À proximité de chez eux, une zone humide de 7 hectares. "Ça fait 1 an que mon mari relève des traces de grands canidés. Et il y a quelques jours en posant les caméras, j'ai relevé des empreintes que je soupçonne être du lupus. Ce sont de grosses empreintes qui se jugent donc la patte arrière est posée sur la patte avant", confie la paysanne. Les nuits sont devenues difficiles. "J'ai du mal à aborder ce sujet sereinement. C'est quelque chose qui me travaille pas mal et qui va m'empêcher de dormir pour les semaines à venir.
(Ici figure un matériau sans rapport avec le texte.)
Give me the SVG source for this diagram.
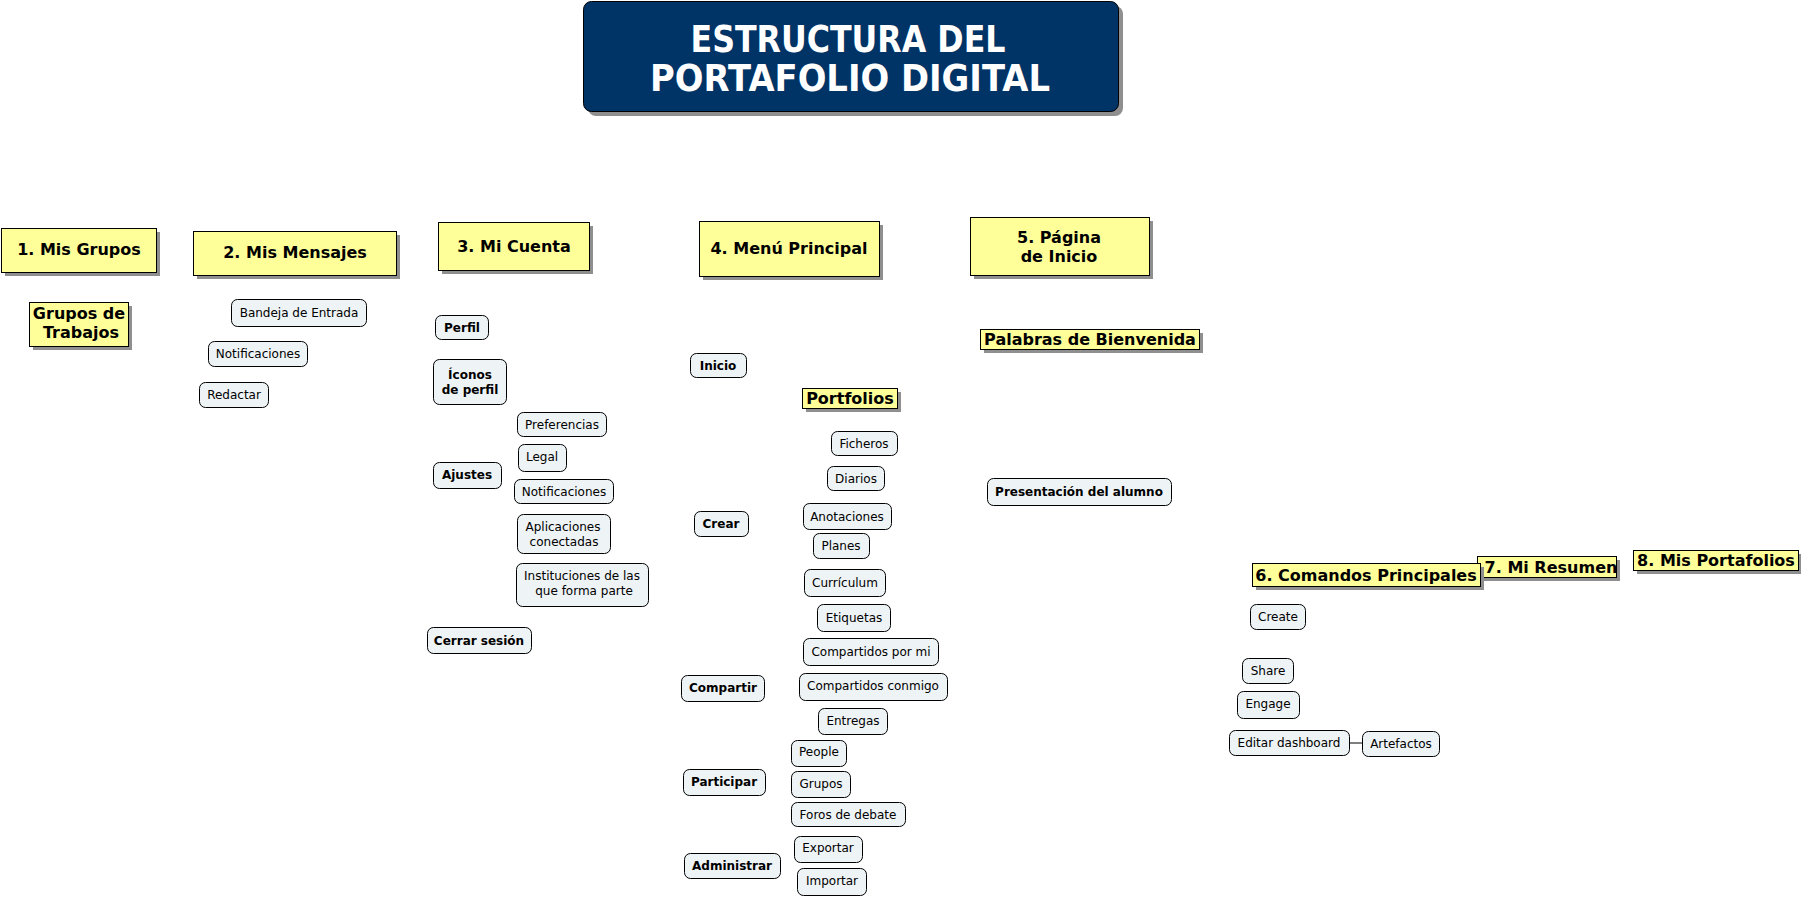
<svg xmlns="http://www.w3.org/2000/svg" width="1801" height="898" viewBox="0 0 1801 898">
<style>
  text { font-family: "DejaVu Sans", Verdana, sans-serif; fill: #000; text-anchor: middle; }
  .y { fill: #FFFF99; stroke: #000; stroke-width: 1; }
  .sh { fill: #8f8f8f; }
  .n { fill: #EEF3F5; stroke: #000; stroke-width: 1; }
  .b16 { font-size: 16px; font-weight: bold; }
  .b12 { font-size: 12px; font-weight: bold; }
  .r12 { font-size: 12px; }
  .title { font-size: 38px; font-weight: bold; fill: #fff; }
  .conn { stroke: #000; stroke-width: 1; fill: none; }
</style>
<rect width="1801" height="898" fill="#fff"/>

<g id="title">
  <rect x="588" y="6" width="535" height="110" rx="8" class="sh"/>
  <rect x="583.5" y="1.5" width="535" height="110" rx="8" fill="#003366" stroke="#000" stroke-width="1"/>
  <text x="848" y="52" class="title" textLength="315" lengthAdjust="spacingAndGlyphs">ESTRUCTURA DEL</text>
  <text x="850" y="91" class="title" textLength="400" lengthAdjust="spacingAndGlyphs">PORTAFOLIO DIGITAL</text>
</g>

<g id="connectors">
  <line x1="1349" y1="743" x2="1362" y2="743" class="conn"/>
</g>

<g id="n1">
  <rect x="5" y="232" width="155" height="44" class="sh"/>
  <rect x="1.5" y="228.5" width="155" height="44" class="y"/>
  <text x="79" y="255" class="b16">1. Mis Grupos</text>
</g>
<g id="n2">
  <rect x="197" y="235" width="203" height="44" class="sh"/>
  <rect x="193.5" y="231.5" width="203" height="44" class="y"/>
  <text x="295" y="258" class="b16">2. Mis Mensajes</text>
</g>
<g id="n3">
  <rect x="442" y="226" width="151" height="48" class="sh"/>
  <rect x="438.5" y="222.5" width="151" height="48" class="y"/>
  <text x="514" y="252" class="b16">3. Mi Cuenta</text>
</g>
<g id="n4">
  <rect x="703" y="225" width="180" height="55" class="sh"/>
  <rect x="699.5" y="221.5" width="180" height="55" class="y"/>
  <text x="789" y="254" class="b16">4. Menú Principal</text>
</g>
<g id="n5">
  <rect x="974" y="221" width="179" height="58" class="sh"/>
  <rect x="970.5" y="217.5" width="179" height="58" class="y"/>
  <text x="1059" y="243" class="b16">5. Página</text>
  <text x="1059" y="262" class="b16">de Inicio</text>
</g>
<g id="grupos-trabajos">
  <rect x="33" y="306" width="99" height="44" class="sh"/>
  <rect x="29.5" y="302.5" width="99" height="44" class="y"/>
  <text x="79" y="319" class="b16">Grupos de</text>
  <text x="81" y="338" class="b16">Trabajos</text>
</g>
<g id="portfolios">
  <rect x="806" y="392" width="95" height="20" class="sh"/>
  <rect x="802.5" y="388.5" width="95" height="20" class="y"/>
  <text x="850" y="404" class="b16">Portfolios</text>
</g>
<g id="palabras">
  <rect x="984" y="333" width="219" height="20" class="sh"/>
  <rect x="980.5" y="329.5" width="219" height="20" class="y"/>
  <text x="1090" y="345" class="b16">Palabras de Bienvenida</text>
</g>
<g id="n7">
  <rect x="1481" y="560" width="139" height="21" class="sh"/>
  <rect x="1477.5" y="556.5" width="139" height="21" class="y"/>
  <text x="1551" y="573" class="b16">7. Mi Resumen</text>
</g>
<g id="n6">
  <rect x="1256" y="567" width="228" height="23" class="sh"/>
  <rect x="1252.5" y="563.5" width="228" height="23" class="y"/>
  <text x="1366" y="581" class="b16">6. Comandos Principales</text>
</g>
<g id="n8">
  <rect x="1637" y="554" width="165" height="20" class="sh"/>
  <rect x="1633.5" y="550.5" width="165" height="20" class="y"/>
  <text x="1716" y="566" class="b16">8. Mis Portafolios</text>
</g>

<g id="bandeja"><rect x="231.5" y="299.5" width="135" height="27" rx="6" class="n"/><text x="299" y="317" class="r12">Bandeja de Entrada</text></g>
<g id="notif1"><rect x="208.5" y="341.5" width="99" height="25" rx="6" class="n"/><text x="258" y="358" class="r12">Notificaciones</text></g>
<g id="redactar"><rect x="199.5" y="382.5" width="69" height="25" rx="6" class="n"/><text x="234" y="399" class="r12">Redactar</text></g>

<g id="perfil"><rect x="435.5" y="315.5" width="53" height="24" rx="6" class="n"/><text x="462" y="332" class="b12">Perfil</text></g>
<g id="iconos"><rect x="433.5" y="359.5" width="73" height="45" rx="6" class="n"/><text x="470" y="379" class="b12">Íconos</text><text x="470" y="394" class="b12">de perfil</text></g>
<g id="ajustes"><rect x="433.5" y="462.5" width="68" height="26" rx="6" class="n"/><text x="467" y="479" class="b12">Ajustes</text></g>
<g id="preferencias"><rect x="517.5" y="412.5" width="89" height="24" rx="6" class="n"/><text x="562" y="429" class="r12">Preferencias</text></g>
<g id="legal"><rect x="518.5" y="444.5" width="48" height="27" rx="6" class="n"/><text x="542" y="461" class="r12">Legal</text></g>
<g id="notif2"><rect x="514.5" y="479.5" width="99" height="24" rx="6" class="n"/><text x="564" y="496" class="r12">Notificaciones</text></g>
<g id="aplicaciones"><rect x="517.5" y="514.5" width="93" height="39" rx="6" class="n"/><text x="563" y="531" class="r12">Aplicaciones</text><text x="564" y="546" class="r12">conectadas</text></g>
<g id="instituciones"><rect x="516.5" y="563.5" width="132" height="43" rx="6" class="n"/><text x="582" y="580" class="r12">Instituciones de las</text><text x="584" y="595" class="r12">que forma parte</text></g>
<g id="cerrar"><rect x="427.5" y="627.5" width="104" height="26" rx="6" class="n"/><text x="479" y="645" class="b12">Cerrar sesión</text></g>

<g id="inicio"><rect x="690.5" y="353.5" width="56" height="24" rx="6" class="n"/><text x="718" y="370" class="b12">Inicio</text></g>
<g id="crear"><rect x="694.5" y="511.5" width="54" height="25" rx="6" class="n"/><text x="721" y="528" class="b12">Crear</text></g>
<g id="ficheros"><rect x="831.5" y="431.5" width="66" height="24" rx="6" class="n"/><text x="864" y="448" class="r12">Ficheros</text></g>
<g id="diarios"><rect x="827.5" y="466.5" width="57" height="24" rx="6" class="n"/><text x="856" y="483" class="r12">Diarios</text></g>
<g id="anotaciones"><rect x="803.5" y="503.5" width="88" height="26" rx="6" class="n"/><text x="847" y="521" class="r12">Anotaciones</text></g>
<g id="planes"><rect x="813.5" y="533.5" width="56" height="25" rx="6" class="n"/><text x="841" y="550" class="r12">Planes</text></g>
<g id="curriculum"><rect x="804.5" y="569.5" width="81" height="27" rx="6" class="n"/><text x="845" y="587" class="r12">Currículum</text></g>
<g id="etiquetas"><rect x="817.5" y="604.5" width="73" height="27" rx="6" class="n"/><text x="854" y="622" class="r12">Etiquetas</text></g>
<g id="compartidos-por-mi"><rect x="803.5" y="638.5" width="135" height="27" rx="6" class="n"/><text x="871" y="656" class="r12">Compartidos por mi</text></g>
<g id="compartir"><rect x="681.5" y="675.5" width="83" height="26" rx="6" class="n"/><text x="723" y="692" class="b12">Compartir</text></g>
<g id="compartidos-conmigo"><rect x="799.5" y="673.5" width="148" height="27" rx="6" class="n"/><text x="873" y="690" class="r12">Compartidos conmigo</text></g>
<g id="entregas"><rect x="818.5" y="708.5" width="69" height="26" rx="6" class="n"/><text x="853" y="725" class="r12">Entregas</text></g>
<g id="people"><rect x="791.5" y="740.5" width="55" height="26" rx="6" class="n"/><text x="819" y="756" class="r12">People</text></g>
<g id="participar"><rect x="683.5" y="769.5" width="82" height="26" rx="6" class="n"/><text x="724" y="786" class="b12">Participar</text></g>
<g id="grupos"><rect x="791.5" y="771.5" width="59" height="26" rx="6" class="n"/><text x="821" y="788" class="r12">Grupos</text></g>
<g id="foros"><rect x="791.5" y="802.5" width="114" height="24" rx="6" class="n"/><text x="848" y="819" class="r12">Foros de debate</text></g>
<g id="exportar"><rect x="794.5" y="836.5" width="68" height="26" rx="6" class="n"/><text x="828" y="852" class="r12">Exportar</text></g>
<g id="administrar"><rect x="684.5" y="853.5" width="96" height="25" rx="6" class="n"/><text x="732" y="870" class="b12">Administrar</text></g>
<g id="importar"><rect x="797.5" y="868.5" width="69" height="27" rx="6" class="n"/><text x="832" y="885" class="r12">Importar</text></g>

<g id="presentacion"><rect x="987.5" y="478.5" width="184" height="27" rx="6" class="n"/><text x="1079" y="496" class="b12">Presentación del alumno</text></g>

<g id="create"><rect x="1250.5" y="604.5" width="55" height="25" rx="6" class="n"/><text x="1278" y="621" class="r12">Create</text></g>
<g id="share"><rect x="1242.5" y="658.5" width="51" height="25" rx="6" class="n"/><text x="1268" y="675" class="r12">Share</text></g>
<g id="engage"><rect x="1237.5" y="691.5" width="62" height="27" rx="6" class="n"/><text x="1268" y="708" class="r12">Engage</text></g>
<g id="editar"><rect x="1229.5" y="730.5" width="120" height="25" rx="6" class="n"/><text x="1289" y="747" class="r12">Editar dashboard</text></g>
<g id="artefactos"><rect x="1362.5" y="731.5" width="77" height="25" rx="6" class="n"/><text x="1401" y="748" class="r12">Artefactos</text></g>
</svg>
Je pense qu'on ne se rend pas compte de l'impact d'une prédation par le loup et notamment l'appréhension qu'en fait la société civile où les gens sont majoritairement favorables au loup."

 

Est-ce suffisant ? 

 

Aujourd'hui, les éleveurs comme les associations regrettent que le Plan loup n'aille pas plus loin dans les mesures de protection. "Je pense qu'il va falloir enclencher la seconde pour passer en Cercle 2", confie Typhaine. Ce niveau permettrait de débloquer des aides pour la pose de clôture. "Ce qui est dommage, c'est que les aides sur les clôtures n'arrivent qu'à ce niveau alors que quand on veut se protéger, ce sont plutôt les clôtures qui sont le premier niveau avant le chien", explique Odile. La retraitée trouve même aberrant que le Plan loup ne concerne pas les éleveurs de bovins. 'Il y a déjà eu des attaques dans le Doubs. Il faut protéger tous nos élevages qui pâturent. Sinon, on va se retrouver avec des animaux en bâtiment et nos prairies seront abandonnées. Il en va de la biodiversité." Les prochaines formations au chien de protection sont prévues les 13 et 14 mars dans l'Ouest du Maine-et-Loire, et le 10 juin dans l'Est.